WRITTEN TASK
Write out the opening lines of the data word for word, up to and including the line with "0.746, 0.742, 0.740];", and leave every picture and every later line out.

DATA SHOWN
────────────────────
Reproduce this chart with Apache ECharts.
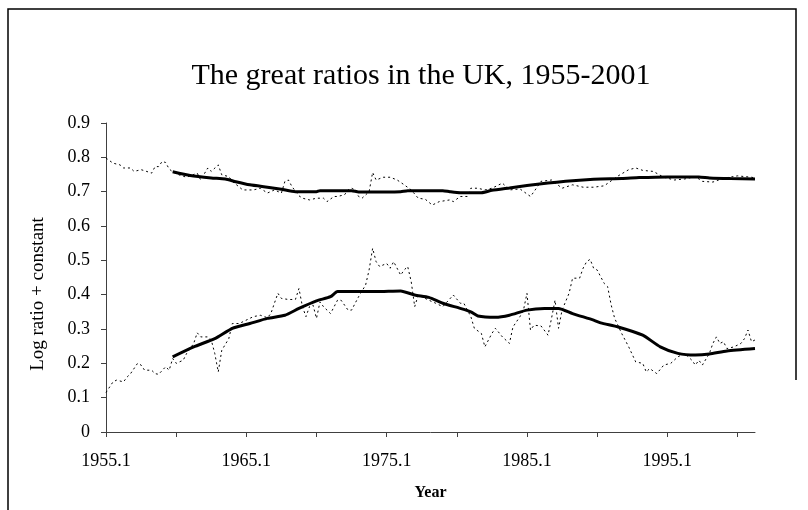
<!DOCTYPE html>
<html>
<head>
<meta charset="utf-8">
<script src="https://cdn.jsdelivr.net/npm/echarts@6/dist/echarts.min.js"></script>
<style>
  html, body { margin: 0; padding: 0; background: #fff; }
  #chart { width: 808px; height: 510px; }
</style>
</head>
<body>
<div id="chart"></div>
<script>
// 季度标签 1955.1 ... 2001.2
const quarters = [];
for (let y = 1955; y <= 2001; y++) {
    for (let q = 1; q <= 4; q++) {
        if (y === 2001 && q > 2) break;
        quarters.push(y + '.' + q);
    }
}

// 上面一条：原始（虚线），按季度序号读取
const upperRawQ = [0, 2, 4, 5, 7, 8, 10, 11, 13, 14, 15, 16, 17, 18, 19, 21, 23, 26, 27, 29, 30, 32, 33, 35, 36, 39, 42, 44, 46, 48, 50, 51, 52, 53, 55, 56, 58, 60, 62, 63, 65, 66, 68, 69, 70, 71, 72, 73, 75, 76, 77, 79, 81, 83, 85, 87, 89, 91, 93, 95, 98, 99, 101, 103, 104, 106, 108, 110, 113, 115, 118, 121, 122, 124, 127, 130, 133, 136, 139, 142, 146, 149, 151, 153, 156, 159, 162, 165, 168, 170, 173, 176, 180, 184, 185];
const upperRaw = [0.798, 0.783, 0.778, 0.769, 0.769, 0.759, 0.764, 0.761, 0.754, 0.773, 0.773, 0.788, 0.785, 0.766, 0.758, 0.748, 0.742, 0.754, 0.734, 0.769, 0.759, 0.778, 0.749, 0.744, 0.730, 0.705, 0.705, 0.710, 0.696, 0.705, 0.696, 0.730, 0.734, 0.715, 0.688, 0.681, 0.676, 0.681, 0.681, 0.671, 0.686, 0.686, 0.691, 0.705, 0.710, 0.705, 0.686, 0.681, 0.700, 0.756, 0.734, 0.742, 0.742, 0.734, 0.720, 0.705, 0.681, 0.678, 0.661, 0.671, 0.676, 0.671, 0.686, 0.686, 0.710, 0.710, 0.705, 0.710, 0.725, 0.705, 0.708, 0.686, 0.700, 0.730, 0.734, 0.710, 0.720, 0.713, 0.713, 0.717, 0.746, 0.764, 0.769, 0.762, 0.759, 0.742, 0.734, 0.737, 0.744, 0.730, 0.728, 0.739, 0.746, 0.742, 0.740];

// 上面一条：平滑趋势（粗线）
const upperTrendQ = [19, 24, 30, 34, 37, 41, 46, 50, 54, 60, 61, 70, 72, 80, 84, 86, 96, 98, 101, 107, 110, 115, 120, 126, 131, 137, 141, 147, 152, 160, 169, 172, 178, 185];
const upperTrend = [0.758, 0.747, 0.740, 0.737, 0.729, 0.720, 0.713, 0.707, 0.700, 0.700, 0.703, 0.703, 0.699, 0.699, 0.700, 0.703, 0.703, 0.700, 0.697, 0.697, 0.704, 0.711, 0.718, 0.725, 0.730, 0.735, 0.737, 0.738, 0.741, 0.743, 0.743, 0.740, 0.738, 0.737];

// 下面一条：原始（虚线）
const lowerRawQ = [0, 2, 3, 5, 6, 7, 9, 10, 11, 13, 14, 15, 17, 18, 19, 20, 22, 23, 25, 26, 27, 29, 30, 31, 32, 33, 35, 36, 38, 41, 42, 44, 46, 47, 48, 49, 50, 52, 54, 55, 56, 57, 58, 59, 60, 61, 62, 64, 66, 67, 69, 70, 72, 74, 75, 76, 77, 78, 80, 81, 82, 84, 85, 86, 87, 88, 89, 92, 94, 96, 99, 101, 102, 104, 105, 107, 108, 110, 111, 113, 115, 116, 118, 119, 120, 121, 122, 124, 126, 127, 128, 129, 130, 132, 133, 135, 136, 137, 138, 139, 140, 142, 143, 144, 145, 147, 149, 151, 153, 154, 155, 157, 159, 161, 163, 165, 167, 168, 169, 170, 172, 173, 174, 175, 176, 177, 179, 181, 182, 183, 184, 185];
const lowerRaw = [0.115, 0.146, 0.151, 0.146, 0.160, 0.170, 0.200, 0.195, 0.180, 0.180, 0.170, 0.168, 0.190, 0.180, 0.214, 0.200, 0.209, 0.229, 0.258, 0.289, 0.277, 0.277, 0.268, 0.229, 0.175, 0.238, 0.272, 0.316, 0.316, 0.331, 0.336, 0.340, 0.333, 0.345, 0.375, 0.404, 0.389, 0.386, 0.386, 0.418, 0.365, 0.336, 0.365, 0.370, 0.331, 0.379, 0.365, 0.345, 0.384, 0.384, 0.355, 0.355, 0.394, 0.428, 0.472, 0.535, 0.496, 0.482, 0.491, 0.477, 0.496, 0.457, 0.472, 0.482, 0.438, 0.365, 0.399, 0.384, 0.375, 0.365, 0.399, 0.375, 0.375, 0.336, 0.302, 0.287, 0.248, 0.287, 0.302, 0.277, 0.258, 0.306, 0.336, 0.355, 0.404, 0.297, 0.311, 0.309, 0.282, 0.331, 0.384, 0.302, 0.355, 0.404, 0.448, 0.448, 0.477, 0.496, 0.503, 0.477, 0.472, 0.433, 0.423, 0.370, 0.331, 0.287, 0.248, 0.204, 0.200, 0.175, 0.185, 0.170, 0.195, 0.200, 0.219, 0.229, 0.209, 0.195, 0.209, 0.195, 0.229, 0.258, 0.277, 0.258, 0.263, 0.243, 0.248, 0.258, 0.272, 0.297, 0.263, 0.268];

// 下面一条：平滑趋势（粗线）
const lowerTrendQ = [19, 25, 31, 36, 41, 46, 51, 55, 60, 64, 66, 77, 84, 88, 92, 96, 101, 104, 106, 111, 115, 120, 125, 129, 133, 139, 141, 146, 153, 158, 163, 168, 172, 177, 185];
const lowerTrend = [0.219, 0.248, 0.272, 0.302, 0.316, 0.331, 0.340, 0.360, 0.382, 0.394, 0.409, 0.409, 0.411, 0.399, 0.392, 0.375, 0.360, 0.350, 0.338, 0.334, 0.340, 0.355, 0.360, 0.360, 0.345, 0.326, 0.318, 0.306, 0.282, 0.248, 0.229, 0.224, 0.227, 0.236, 0.243];

const yTicks = [0, 0.1, 0.2, 0.3, 0.4, 0.5, 0.6, 0.7, 0.8, 0.9];

function pairs(qs, vs) {
    return qs.map((q, i) => [q, vs[i]]);
}

const serif = '"Liberation Serif", "Times New Roman", serif';
const chart = echarts.init(document.getElementById('chart'), null, { renderer: 'canvas' });

function rawSeries(name, qs, vs) {
    return {
        name: name, type: 'line', data: pairs(qs, vs), showSymbol: false,
        lineStyle: { color: '#000', width: 1, type: [2, 3] }, z: 2, animation: false
    };
}
function trendSeries(name, qs, vs) {
    return {
        name: name, type: 'line', data: pairs(qs, vs), showSymbol: false, smooth: 0.2,
        lineStyle: { color: '#000', width: 3 }, z: 3, animation: false
    };
}

chart.setOption({
    backgroundColor: '#fff',
    animation: false,
    title: {
        text: 'The great ratios in the UK, 1955-2001',
        left: 416, top: 56, textAlign: 'center',
        textStyle: { fontFamily: serif, fontSize: 30, fontWeight: 'normal', color: '#000' }
    },
    grid: { left: 106, top: 123, right: 53, bottom: 78 },
    xAxis: {
        type: 'category', data: quarters, boundaryGap: false,
        name: 'Year', nameLocation: 'middle', nameGap: 53,
        nameTextStyle: { fontFamily: serif, fontSize: 16, fontWeight: 'bold', color: '#000' },
        axisLine: { lineStyle: { color: '#404040', width: 1 } },
        axisTick: { interval: 19, length: 5, lineStyle: { color: '#404040' } },
        axisLabel: { interval: 39, margin: 20, fontFamily: serif, fontSize: 18, color: '#000' },
        splitLine: { show: false }
    },
    yAxis: {
        type: 'value', min: yTicks[0], max: yTicks[yTicks.length - 1], interval: 0.1,
        axisLine: { show: true, lineStyle: { color: '#404040', width: 1 } },
        axisTick: { show: true, length: 5, lineStyle: { color: '#404040' } },
        axisLabel: {
            margin: 16, fontFamily: serif, fontSize: 18, color: '#000',
            formatter: v => (Math.abs(v) < 1e-9 ? '0' : v.toFixed(1))
        },
        splitLine: { show: false }
    },
    series: [
        rawSeries('upper raw', upperRawQ, upperRaw),
        trendSeries('upper trend', upperTrendQ, upperTrend),
        rawSeries('lower raw', lowerRawQ, lowerRaw),
        trendSeries('lower trend', lowerTrendQ, lowerTrend)
    ],
    graphic: [
        {
            type: 'polyline', silent: true,
            shape: { points: [[8, 510], [8, 9], [796, 9], [796, 380]] },
            style: { stroke: '#000', lineWidth: 1.5, fill: null }
        },
        {
            // 纵轴标题
            type: 'text', silent: true, x: 38, y: 294, rotation: Math.PI / 2,
            style: {
                text: 'Log ratio + constant', fill: '#000',
                font: '19px ' + serif, align: 'center', verticalAlign: 'middle'
            }
        }
    ]
});
</script>
</body>
</html>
────────────────────
ANSWER TO THE EXERCISE
Reproduce this chart with Apache ECharts.
<!DOCTYPE html>
<html>
<head>
<meta charset="utf-8">
<script src="https://cdn.jsdelivr.net/npm/echarts@6/dist/echarts.min.js"></script>
<style>
  html, body { margin: 0; padding: 0; background: #fff; }
  #chart { width: 808px; height: 510px; }
</style>
</head>
<body>
<div id="chart"></div>
<script>
// 季度标签 1955.1 ... 2001.2
const quarters = [];
for (let y = 1955; y <= 2001; y++) {
    for (let q = 1; q <= 4; q++) {
        if (y === 2001 && q > 2) break;
        quarters.push(y + '.' + q);
    }
}

// 上面一条：原始（虚线），按季度序号读取
const upperRawQ = [0, 2, 4, 5, 7, 8, 10, 11, 13, 14, 15, 16, 17, 18, 19, 21, 23, 26, 27, 29, 30, 32, 33, 35, 36, 39, 42, 44, 46, 48, 50, 51, 52, 53, 55, 56, 58, 60, 62, 63, 65, 66, 68, 69, 70, 71, 72, 73, 75, 76, 77, 79, 81, 83, 85, 87, 89, 91, 93, 95, 98, 99, 101, 103, 104, 106, 108, 110, 113, 115, 118, 121, 122, 124, 127, 130, 133, 136, 139, 142, 146, 149, 151, 153, 156, 159, 162, 165, 168, 170, 173, 176, 180, 184, 185];
const upperRaw = [0.798, 0.783, 0.778, 0.769, 0.769, 0.759, 0.764, 0.761, 0.754, 0.773, 0.773, 0.788, 0.785, 0.766, 0.758, 0.748, 0.742, 0.754, 0.734, 0.769, 0.759, 0.778, 0.749, 0.744, 0.730, 0.705, 0.705, 0.710, 0.696, 0.705, 0.696, 0.730, 0.734, 0.715, 0.688, 0.681, 0.676, 0.681, 0.681, 0.671, 0.686, 0.686, 0.691, 0.705, 0.710, 0.705, 0.686, 0.681, 0.700, 0.756, 0.734, 0.742, 0.742, 0.734, 0.720, 0.705, 0.681, 0.678, 0.661, 0.671, 0.676, 0.671, 0.686, 0.686, 0.710, 0.710, 0.705, 0.710, 0.725, 0.705, 0.708, 0.686, 0.700, 0.730, 0.734, 0.710, 0.720, 0.713, 0.713, 0.717, 0.746, 0.764, 0.769, 0.762, 0.759, 0.742, 0.734, 0.737, 0.744, 0.730, 0.728, 0.739, 0.746, 0.742, 0.740];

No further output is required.